Unit Test with Spring's Embedded Kafka

Hello frens,
I’m a student of Big Data field and for my thesis I want to create streaming application with Apache Kafka Streams. The app will be streaming crypto currency trades, aggregating’em and send notifications to users about interesting opportunities.

I want to test my kafka streams job using Spring’s Embedded Kafka.
The job deduplicates records by uuid and extract a new records’ timestamps.

The test sometimes passes and sometimes throws exception:

java.nio.file.FileSystemException: C:\Users\fren\AppData\Local\Temp\kafka-942865213443983834\version-2\log.1: 
The process cannot access the file because it is in use by another process
        at java.base/sun.nio.fs.WindowsException.translateToIOException(WindowsException.java:92) ~[na:na]
        at java.base/sun.nio.fs.WindowsException.rethrowAsIOException(WindowsException.java:103) ~[na:na]
        at java.base/sun.nio.fs.WindowsException.rethrowAsIOException(WindowsException.java:108) ~[na:na]
        at java.base/sun.nio.fs.WindowsFileSystemProvider.implDelete(WindowsFileSystemProvider.java:274) ~[na:na]
        at java.base/sun.nio.fs.AbstractFileSystemProvider.delete(AbstractFileSystemProvider.java:105) ~[na:na]
        at java.base/java.nio.file.Files.delete(Files.java:1146) ~[na:na]
        at org.apache.kafka.common.utils.Utils$2.visitFile(Utils.java:847) ~[kafka-clients-2.6.0.jar:na]
        at org.apache.kafka.common.utils.Utils$2.visitFile(Utils.java:835) ~[kafka-clients-2.6.0.jar:na]
        at java.base/java.nio.file.Files.walkFileTree(Files.java:2804) ~[na:na]
        at java.base/java.nio.file.Files.walkFileTree(Files.java:2876) ~[na:na]
        at org.apache.kafka.common.utils.Utils.delete(Utils.java:835) ~[kafka-clients-2.6.0.jar:na]
        at org.apache.kafka.common.utils.Utils.delete(Utils.java:821) ~[kafka-clients-2.6.0.jar:na]
        at org.apache.kafka.test.TestUtils.lambda$tempDirectory$3(TestUtils.java:303) ~[kafka-clients-2.6.1-test.jar:na]
        at java.base/java.lang.Thread.run(Thread.java:832) ~[na:na]

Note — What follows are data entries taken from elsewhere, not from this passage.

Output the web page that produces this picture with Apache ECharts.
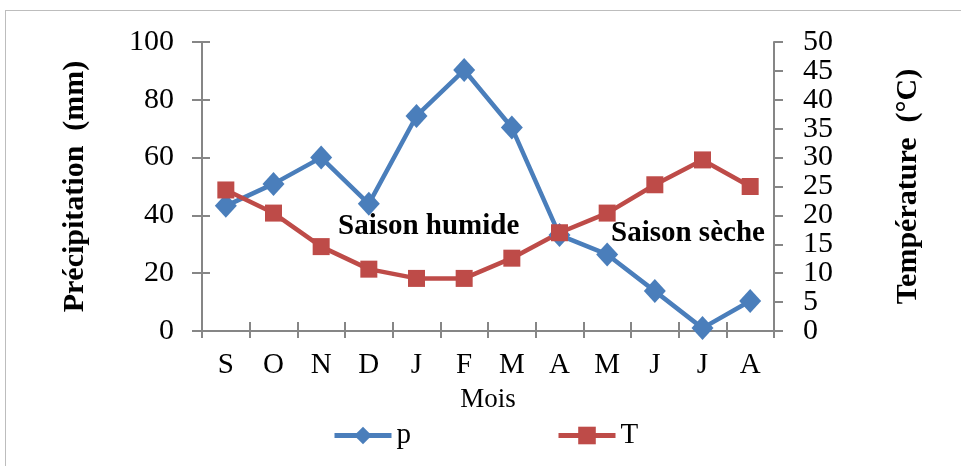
<!DOCTYPE html>
<html><head><meta charset="utf-8">
<script src="https://cdn.jsdelivr.net/npm/echarts@6/dist/echarts.min.js"></script>
<style>html,body{margin:0;padding:0;background:#fff}#c{width:961px;height:466px}
#frame{position:absolute;left:5px;top:10px;width:1000px;height:500px;border:1px solid #bdbdbd;pointer-events:none}</style>
</head><body><div id="c"></div><div id="frame"></div>
<script>
var months = ['S','O','N','D','J','F','M','A','M','J','J','A'];
var precip = [43.3, 50.9, 60, 44, 74.4, 90.3, 70.4, 33.2, 26.5, 13.8, 1, 10.4];
var temp = [24.4, 20.4, 14.6, 10.7, 9.1, 9.1, 12.6, 17, 20.4, 25.3, 29.6, 25];
var leftTicks = {min:0, max:100, interval:20};
var rightTicks = {min:0, max:50, interval:5};
var F = '"Liberation Serif", "Times New Roman", serif';
var axisCol = '#868686';
var G = {left:202, right:187, top:42, bottom:135};
var plotH = 466 - G.top - G.bottom;
var step = plotH * rightTicks.interval / (rightTicks.max - rightTicks.min);
var rightLabel = {fontFamily:F, fontSize:30, color:'#000', margin:29, showMinLabel:true, showMaxLabel:true};
var chart = echarts.init(document.getElementById('c'));
chart.setOption({
  animation:false,
  grid:[G, {left:G.left, right:G.right, top:G.top + step, bottom:G.bottom + step}],
  legend:{
    data:['p','T'], left:327, top:416, itemWidth:57, itemHeight:22, itemGap:145,
    lineStyle:{width:5},
    textStyle:{fontFamily:F, fontSize:29, color:'#000'}
  },
  xAxis:[{
    type:'category', data:months, boundaryGap:true, position:'bottom', gridIndex:0,
    name:'Mois', nameLocation:'middle', nameGap:55,
    nameTextStyle:{fontFamily:F, fontSize:27, color:'#000'},
    axisLine:{lineStyle:{color:axisCol, width:2}},
    axisTick:{show:true, inside:false, length:7, interval:0, lineStyle:{color:axisCol, width:2}},
    axisLabel:{fontFamily:F, fontSize:29, color:'#000', margin:20, interval:0}
  },{
    type:'category', data:months, boundaryGap:true, position:'bottom', gridIndex:0,
    axisLine:{show:false},
    axisTick:{show:true, inside:true, length:9, interval:0, lineStyle:{color:axisCol, width:2}},
    axisLabel:{show:false}
  },{
    type:'category', data:months, gridIndex:1, show:false
  }],
  yAxis:[{
    type:'value', gridIndex:0, min:leftTicks.min, max:leftTicks.max, interval:leftTicks.interval, position:'left',
    name:'Précipitation  (mm)', nameLocation:'middle', nameGap:112, nameRotate:90,
    nameTextStyle:{fontFamily:F, fontSize:30, fontWeight:'bold', color:'#000'},
    axisLine:{show:true, lineStyle:{color:axisCol, width:2}},
    axisTick:{show:true, length:10, lineStyle:{color:axisCol, width:2}},
    splitLine:{show:false},
    axisLabel:{fontFamily:F, fontSize:30, color:'#000', margin:28, showMinLabel:true, showMaxLabel:true}
  },{
    type:'value', gridIndex:0, min:rightTicks.min, max:rightTicks.max, interval:rightTicks.interval, position:'right',
    name:'Température  (°C)', nameLocation:'middle', nameGap:119, nameRotate:90,
    nameTextStyle:{fontFamily:F, fontSize:30, fontWeight:'bold', color:'#000'},
    axisLine:{show:true, lineStyle:{color:axisCol, width:2}},
    axisTick:{show:true, length:9, lineStyle:{color:axisCol, width:2}},
    splitLine:{show:false},
    axisLabel:{show:false}
  },{
    type:'value', gridIndex:0, min:leftTicks.min, max:leftTicks.max, interval:leftTicks.interval, position:'left',
    axisLine:{show:false},
    axisTick:{show:true, inside:true, length:8, lineStyle:{color:axisCol, width:2}},
    splitLine:{show:false},
    axisLabel:{show:false}
  },{
    type:'value', gridIndex:0, min:rightTicks.min, max:rightTicks.max, interval:rightTicks.interval*2, position:'right',
    axisLine:{show:false}, axisTick:{show:false}, splitLine:{show:false},
    axisLabel:rightLabel
  },{
    type:'value', gridIndex:1, min:rightTicks.min + rightTicks.interval, max:rightTicks.max - rightTicks.interval,
    interval:rightTicks.interval*2, position:'right',
    axisLine:{show:false}, axisTick:{show:false}, splitLine:{show:false},
    axisLabel:rightLabel
  }],
  series:[{
    name:'p', type:'line', xAxisIndex:0, yAxisIndex:0, data:precip,
    symbol:'diamond', symbolSize:[22,24],
    lineStyle:{color:'#4A7EBB', width:4.5}, itemStyle:{color:'#4A7EBB'}
  },{
    name:'T', type:'line', xAxisIndex:0, yAxisIndex:1, data:temp,
    symbol:'rect', symbolSize:[17,17],
    lineStyle:{color:'#BE4B48', width:4.5}, itemStyle:{color:'#BE4B48'}
  }],
  graphic:[
    {type:'text', left:338, top:212, style:{text:'Saison humide', font:'bold 29px '+F, fill:'#000'}},
    {type:'text', left:611, top:219, style:{text:'Saison sèche', font:'bold 29px '+F, fill:'#000'}}
  ]
});
</script></body></html>
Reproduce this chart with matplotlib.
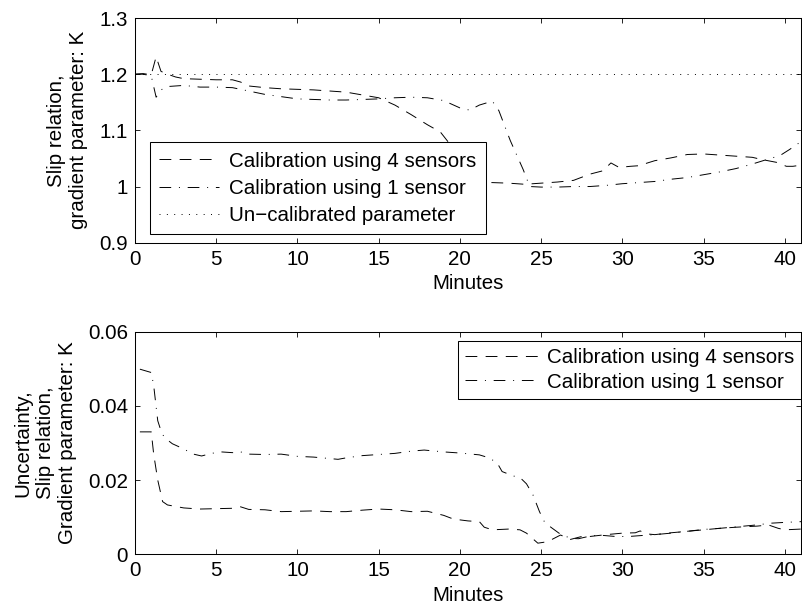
import numpy as np
import matplotlib
matplotlib.use('Agg')
import matplotlib.pyplot as plt

plt.rcParams['font.family'] = ['Liberation Sans', 'DejaVu Sans']
plt.rcParams['font.size'] = 14.8
plt.rcParams['lines.scale_dashes'] = False

# upper panel: slip relation gradient parameter K
t_k4 = [0, 0.5, 1.0, 1.3, 1.6, 2.0, 2.5, 3, 4, 5, 6, 6.5, 7, 8, 9, 10, 11, 12, 13, 14,
        15, 16, 17, 18, 18.8, 19.4, 20, 20.5, 21, 22, 23, 24, 25, 26, 27, 28, 28.8,
        29.3, 29.8, 30.5, 31, 32, 33, 34, 35, 36, 37, 38, 38.6, 39.5, 40.1, 40.5, 41]
k4 = [1.2, 1.201, 1.199, 1.231, 1.205, 1.2, 1.195, 1.192, 1.191, 1.19, 1.19, 1.186,
      1.179, 1.176, 1.174, 1.173, 1.172, 1.17, 1.168, 1.163, 1.158, 1.145, 1.128,
      1.11, 1.097, 1.075, 1.03, 1.008, 1.007, 1.007, 1.006, 1.004, 1.006, 1.008,
      1.011, 1.022, 1.028, 1.042, 1.034, 1.036, 1.037, 1.046, 1.051, 1.057, 1.058,
      1.056, 1.054, 1.052, 1.048, 1.043, 1.036, 1.036, 1.038]

t_k1 = [0, 0.5, 1.0, 1.3, 1.6, 2.0, 3, 4, 5, 6, 7, 8, 9, 10, 11, 12, 13, 14, 15, 16,
        17, 18, 19, 20, 20.6, 21.2, 22.0, 22.4, 23.1, 23.9, 24.3, 25, 26, 27, 28, 29,
        30, 31, 32, 33, 34, 35, 36, 37, 38, 39, 39.7, 40.3, 41]
k1 = [1.2, 1.2, 1.197, 1.159, 1.172, 1.178, 1.18, 1.177, 1.177, 1.176, 1.17, 1.164,
      1.16, 1.156, 1.155, 1.154, 1.154, 1.155, 1.156, 1.158, 1.159, 1.158, 1.153,
      1.14, 1.136, 1.145, 1.152, 1.135, 1.082, 1.03, 1.0, 0.999, 0.999, 1.0, 1.0,
      1.002, 1.005, 1.007, 1.009, 1.013, 1.016, 1.021, 1.026, 1.032, 1.04, 1.049,
      1.055, 1.066, 1.08]

k_uncal = 1.2

# lower panel: uncertainty of K
t_u4 = [0.3, 1.0, 1.15, 1.4, 1.7, 2.0, 3, 4, 5, 6, 6.5, 7, 8, 9, 10, 11, 12, 13, 14,
        15, 16, 17, 18, 19, 19.6, 20.5, 21.2, 21.5, 22, 23, 23.7, 24.1, 24.8, 25.4,
        26.2, 26.8, 27.5, 28, 29, 30, 30.8, 31.1, 31.5, 32, 33, 34, 35, 36, 37, 38.3,
        39, 39.6, 40, 41]
u4 = [0.033, 0.033, 0.027, 0.02, 0.0142, 0.0133, 0.0125, 0.0122, 0.0123, 0.0124,
      0.0128, 0.0121, 0.012, 0.0115, 0.0116, 0.0117, 0.0115, 0.0115, 0.0119, 0.0122,
      0.012, 0.0115, 0.0116, 0.0105, 0.0095, 0.009, 0.0088, 0.0073, 0.0066, 0.0068,
      0.0066, 0.0057, 0.003, 0.0034, 0.0052, 0.004, 0.0048, 0.0048, 0.0053, 0.0057,
      0.0058, 0.0063, 0.0055, 0.0053, 0.0058, 0.0062, 0.0066, 0.007, 0.0073, 0.0076,
      0.0079, 0.007, 0.0066, 0.0068]

t_u1 = [0.3, 1.0, 1.15, 1.4, 1.6, 1.8, 2.3, 2.9, 3.6, 4.1, 4.7, 5.3, 6, 6.5, 7, 8, 9,
        10, 11, 12, 12.5, 13, 14, 15, 16, 17, 17.8, 19, 20, 21.2, 21.8, 22.3, 22.6,
        23.3, 23.7, 24.1, 24.5, 24.9, 25.2, 25.6, 26.1, 26.8, 27.3, 27.8, 28.5, 29.6,
        30.4, 31, 32, 33, 34, 35, 36, 37, 38, 39.2, 40, 41]
u1 = [0.0499, 0.049, 0.0455, 0.036, 0.0333, 0.0315, 0.0298, 0.0286, 0.027, 0.0265,
      0.0272, 0.0276, 0.0274, 0.0276, 0.027, 0.0269, 0.027, 0.0264, 0.0262, 0.0258,
      0.0256, 0.026, 0.0266, 0.0269, 0.0272, 0.0278, 0.0281, 0.0276, 0.0273, 0.0268,
      0.026, 0.0246, 0.0223, 0.0211, 0.0207, 0.019, 0.016, 0.0115, 0.0088, 0.0073,
      0.0057, 0.0043, 0.0042, 0.0047, 0.0052, 0.0048, 0.0048, 0.005, 0.0053, 0.0057,
      0.0062, 0.0067, 0.007, 0.0074, 0.0078, 0.0084, 0.0086, 0.0088]

xticks = [0, 5, 10, 15, 20, 25, 30, 35, 40]
k_ticks = [0.9, 1.0, 1.1, 1.2, 1.3]
k_ticklabels = ['0.9', '1', '1.1', '1.2', '1.3']
u_ticks = [0, 0.02, 0.04, 0.06]
u_ticklabels = ['0', '0.02', '0.04', '0.06']

labels = ['Calibration using 4 sensors', 'Calibration using 1 sensor',
          'Un\u2212calibrated parameter']

dashed = (0, (8.5, 6.0))
dashdot = (0, (8.4, 5.6, 0.7, 5.6))
dotted = (0, (0.7, 4.6))
lw = 0.7

W, H = 802, 609
fig = plt.figure(figsize=(W / 100, H / 100), dpi=100)
ax1 = fig.add_axes([135 / W, 1 - 242.7 / H, 666 / W, 224.7 / H])
ax2 = fig.add_axes([135 / W, 1 - 554.3 / H, 666 / W, 222.6 / H])


def style(ax):
    ax.set_xlim(0, 41)
    ax.set_xticks(xticks)
    ax.tick_params(direction='in', top=True, right=True, length=3.6, width=0.6, pad=5)
    for s in ax.spines.values():
        s.set_linewidth(0.75)
    ax.set_xlabel('Minutes', labelpad=4)


ax1.plot(t_k4, k4, color='k', lw=lw, linestyle=dashed, label=labels[0])
ax1.plot(t_k1, k1, color='k', lw=lw, linestyle=dashdot, label=labels[1])
ax1.plot([0, 41], [k_uncal, k_uncal], color='k', lw=lw, linestyle=dotted, label=labels[2])
style(ax1)
ax1.set_ylim(0.9, 1.3)
ax1.set_yticks(k_ticks)
ax1.set_yticklabels(k_ticklabels)
ax1.set_ylabel('Slip relation,\ngradient parameter: K', labelpad=8)
leg1 = ax1.legend(loc='lower left', bbox_to_anchor=(0.0225, 0.037), borderaxespad=0,
                  fancybox=False, framealpha=1, edgecolor='k', handlelength=2.9,
                  handletextpad=0.5, labelspacing=0.4, borderpad=0.45)
leg1.get_frame().set_linewidth(0.75)

ax2.plot(t_u4, u4, color='k', lw=lw, linestyle=dashed, label=labels[0])
ax2.plot(t_u1, u1, color='k', lw=lw, linestyle=dashdot, label=labels[1])
style(ax2)
ax2.set_ylim(0, 0.06)
ax2.set_yticks(u_ticks)
ax2.set_yticklabels(u_ticklabels)
ax2.set_ylabel('Uncertainty,\nSlip relation,\nGradient parameter: K', labelpad=8)
leg2 = ax2.legend(loc='upper right', bbox_to_anchor=(1.0, 0.96), borderaxespad=0,
                  fancybox=False, framealpha=1, edgecolor='k', handlelength=3.6,
                  handletextpad=0.35, labelspacing=0.28, borderpad=0.35)
leg2.get_frame().set_linewidth(0.75)

fig.savefig('out.png', dpi=100)
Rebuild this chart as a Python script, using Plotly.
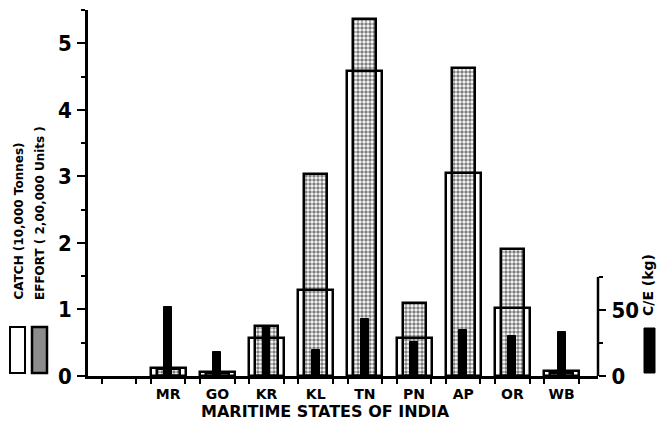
import plotly.graph_objects as go

states = ["MR", "GO", "KR", "KL", "TN", "PN", "AP", "OR", "WB"]
catch = [0.12, 0.06, 0.57, 1.29, 4.59, 0.57, 3.05, 1.02, 0.08]
effort = [0.10, 0.04, 0.75, 3.04, 5.37, 1.10, 4.63, 1.91, 0.05]
ce = [52, 18, 37, 20, 43, 26, 35, 30, 33]

xpos = list(range(1, len(states) + 1))
edge_half = 0.35
edges = []
for i in range(0, len(states) + 1):
    edges += [i - edge_half, i + edge_half]

W, H = 657, 428
L, R, T, B = 88, 598, 10, 376
pw, ph = R - L, B - T

def px(x):
    return (x - L) / pw

def py(y):
    return (B - y) / ph

bold = "DejaVu Sans"
cond = "DejaVu Sans Condensed"

fig = go.Figure()
fig.add_trace(go.Bar(
    x=xpos, y=effort, width=0.47, name="EFFORT",
    marker=dict(color="white",
                line=dict(color="black", width=2.5),
                pattern=dict(shape=".", fgcolor="black", bgcolor="white",
                             size=4, solidity=0.6)),
    yaxis="y", showlegend=False))
fig.add_trace(go.Bar(
    x=xpos, y=catch, width=0.71, name="CATCH",
    marker=dict(color="rgba(0,0,0,0)", line=dict(color="black", width=2.5)),
    yaxis="y", showlegend=False))
fig.add_trace(go.Bar(
    x=xpos, y=ce, width=0.16, name="C/E",
    marker=dict(color="black", line=dict(color="black", width=1)),
    yaxis="y2", showlegend=False))

fig.update_layout(
    width=W, height=H, autosize=False,
    margin=dict(l=L, r=W - R, t=T, b=H - B, pad=0),
    paper_bgcolor="white", plot_bgcolor="white",
    barmode="overlay", bargap=0,
    xaxis=dict(range=[-0.63, 9.74], tickmode="array", tickvals=xpos,
               ticktext=states, ticks="", ticklen=0, showgrid=False,
               zeroline=False, showline=True, linecolor="black", linewidth=2.5,
               ticklabelstandoff=3,
               tickfont=dict(family=bold, size=14, color="black", weight="bold"),
               minor=dict(tickmode="array", tickvals=edges, ticks="outside",
                          ticklen=5, tickwidth=1.5, tickcolor="black", showgrid=False)),
    yaxis=dict(range=[0, 5.5], tickmode="array", tickvals=[0, 1, 2, 3, 4, 5],
               ticks="outside", ticklen=8, tickwidth=2, tickcolor="black",
               showgrid=False, zeroline=False, showline=True, linecolor="black",
               linewidth=2.5, ticklabelstandoff=1,
               tickfont=dict(family=cond, size=22, color="black", weight="bold"),
               minor=dict(dtick=0.5, ticks="outside", ticklen=4, tickwidth=1.5,
                          tickcolor="black", showgrid=False)),
    yaxis2=dict(range=[0, 277], overlaying="y", side="right", anchor="x",
                tickmode="array", tickvals=[0, 50], ticks="outside", ticklen=7,
                tickwidth=2, tickcolor="black", showgrid=False, zeroline=False,
                showline=False, ticklabelstandoff=1,
                tickfont=dict(family=cond, size=22, color="black", weight="bold"),
                minor=dict(tickmode="array", tickvals=[25, 75], ticks="outside",
                           ticklen=4, tickwidth=1.5, tickcolor="black")),
)

# partial right axis line
fig.add_shape(type="line", xref="paper", yref="y2", x0=1, x1=1, y0=0, y1=75,
              line=dict(color="black", width=2.5))

# left legend swatches
fig.add_shape(type="rect", xref="paper", yref="paper",
              x0=px(10), x1=px(25), y0=py(373), y1=py(327),
              line=dict(color="black", width=2), fillcolor="white")
fig.add_shape(type="rect", xref="paper", yref="paper",
              x0=px(32), x1=px(47), y0=py(373), y1=py(327),
              line=dict(color="black", width=2.5), fillcolor="#8c8c8c")
# right legend swatch
fig.add_shape(type="rect", xref="paper", yref="paper",
              x0=px(644), x1=px(655), y0=py(373), y1=py(328),
              line=dict(color="black", width=1), fillcolor="black")

fig.add_annotation(text="CATCH (10,000 Tonnes)", xref="paper", yref="paper",
                   x=px(18), y=py(302), xanchor="center", yanchor="bottom",
                   textangle=-90, showarrow=False,
                   font=dict(family=bold, size=12, color="black", weight="bold"))
fig.add_annotation(text="EFFORT ( 2,00,000 Units )", xref="paper", yref="paper",
                   x=px(40), y=py(302), xanchor="center", yanchor="bottom",
                   textangle=-90, showarrow=False,
                   font=dict(family=bold, size=12, color="black", weight="bold"))
fig.add_annotation(text="C/E (kg)", xref="paper", yref="paper",
                   x=px(648), y=py(318), xanchor="center", yanchor="bottom",
                   textangle=-90, showarrow=False,
                   font=dict(family=bold, size=14, color="black", weight="bold"))
fig.add_annotation(text="MARITIME STATES OF INDIA", xref="paper", yref="paper",
                   x=px(325), y=py(411), xanchor="center", yanchor="middle",
                   showarrow=False,
                   font=dict(family=bold, size=16, color="black", weight="bold"))

fig.write_html("out.html", config={"displayModeBar": False},
               post_script="document.body.style.margin='0';")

In the test before every myKafkaStreams.start() I do myKafkaStreams.cleanUp() but it doesn’t help.

This is the test:
https://bitbucket.org/woblak/cstream-ingester/src/develop/cstream-ingester-core/src/test/java/com/woblak/cstream/ingester/core/io/kafka/streams/CryptowatTradesStreamJobTest.java

and this is the super class (configuration of Embedded Kafka):
https://bitbucket.org/woblak/cstream-ingester/src/develop/cstream-ingester-core/src/test/java/com/woblak/cstream/ingester/core/config/EmbeddedKafkaTest.java

Any suggestions what can I do about it?

Here was a discussion about unclean Kafka shutdown on windows env:
https://issues.apache.org/jira/browse/KAFKA-6075
but the issue was rejected: KAFKA-6075 Kafka cannot recover after an unclean shutdown by tedyu · Pull Request #4134 · apache/kafka · GitHub

Maybe it is possible to make the Embedded Kafka not to save files on disc but to do all operations in memory?

Seem the ticket you mentioned was actually fixed. The ticket status is “Resolved” and the PR comments says so, too: KAFKA-6075 Kafka cannot recover after an unclean shutdown by tedyu · Pull Request #4134 · apache/kafka · GitHub

Also note, that KafkaStreams#cleanup() is for client side local state (as configured via state.dir configuration, while the ticket you mentioned is about the brokers.

I am not familiar with the details of Spring, but if Spring does not properly cleanup, you might need to ask Spring people about it, or implement custom cleanup. It might also help to set a “random” directory (for broker as well as for client state) for each test you run, to effectively isolate runs. – Last, note that Windows OS is not officially supported; it’s only maintained with a “best effort”.

Hope this helps.

1 Like

Thx fren,
my additional worries are about time extractor in the same same streaming job.

streamsBuilder
                .addStateStore(storeBuilder)
                .stream(topic, Consumed.with(stringSerde, cryptowatTradeSerde)
                                .withTimestampExtractor(cryptoTradeTimestampExtractor))

Is it enough to set new timestamp on streaming records?
Cuz now when I run tests the extractor is omited. It runs only in debug mode. :open_mouth:


oh, look fren…
I have the kafka message listener and kafka stream based on same consumer group. That’s the reason for that strange behaviours. I have deleted the listener and now it works.

Could you resolve your issue?

This topic was automatically closed 7 days after the last reply. New replies are no longer allowed.